First of all I am very very new at LLM’s and HuggingFace Transformers!
But I thought I would share this in case it helps another newbie along the learning journey.
pipe = pipeline(“text-generation”, model=“/media/charlesh11/LLM/Hugging_Face/Models/DeepSeek-R1-Distill-Llama-8B”)
Results in:
OutOfMemoryError: CUDA out of memory. Tried to allocate 224.00 MiB. GPU 0 has a total capacity of 23.64 GiB of which 245.38 MiB is free.
So I tried a smaller model:
pipe = pipeline(“question-answering”, model=“/media/charlesh11/LLM/Hugging_Face/Models/DeepSeek-R1-Distill-Qwen-1.5B”)
nvtop shows:
GPU MEM - 6374MiB 26%
So then I tried passing the same setting from config.json on the command line:
pipe = pipeline(“question-answering”, model=“/media/charlesh11/LLM/Hugging_Face/Models/DeepSeek-R1-Distill-Qwen-1.5B”, torch_dtype=torch.bfloat16)
nvtop show:
GPU MEM - 3518MiB 14%
45% smaller in memory than a straight load that I suppose relies on the config.json file.

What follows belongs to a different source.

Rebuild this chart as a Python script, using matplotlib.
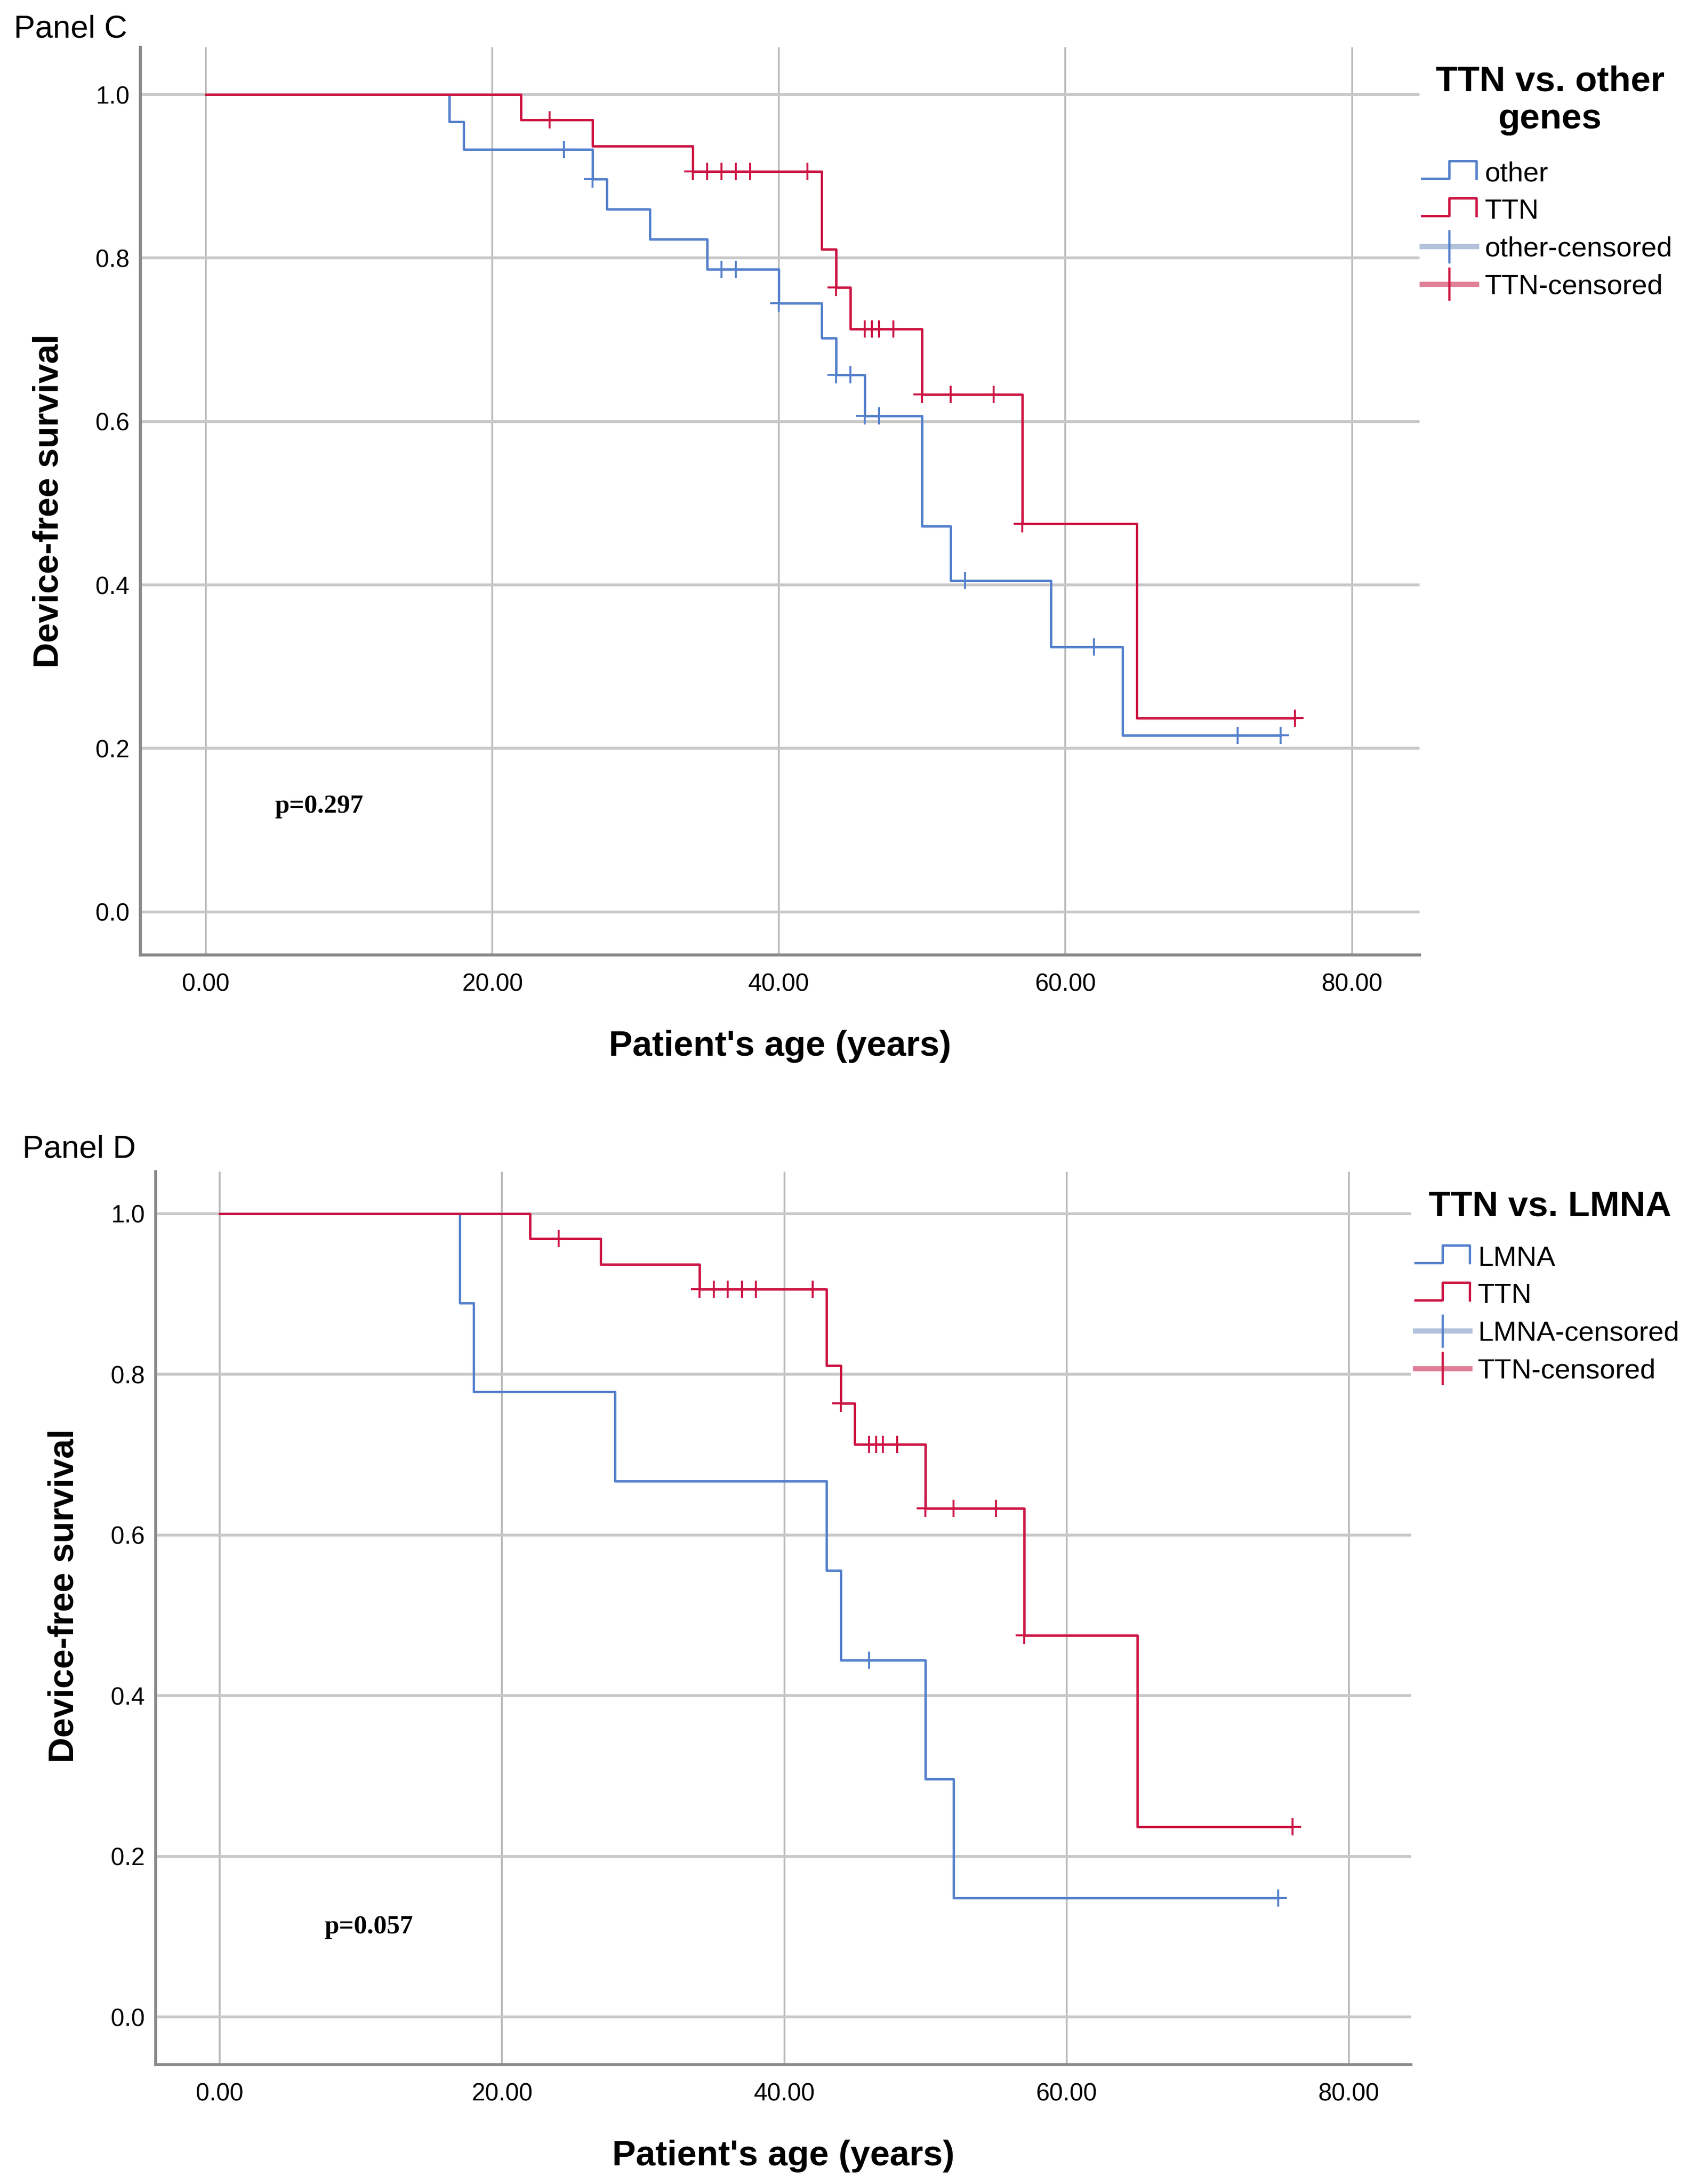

So I tried passing the argument on the command line for Llama-8B:
pipe = pipeline(“text-generation”, model=“/media/charlesh11/LLM/Hugging_Face/Models/DeepSeek-R1-Distill-Llama-8B”, torch_dtype=torch.bfloat16)
Now it loads and is usable.
NVTOP shows: 15830MiB 64%
config.json snippet:
torch_dtype: “bfloat16”,
HuggingFace Model Memory Calculator says 16GB for model.
But I am guessing it is trying to load just under 29GB when not passing the parameter and relying on the config.json.
Your results may vary.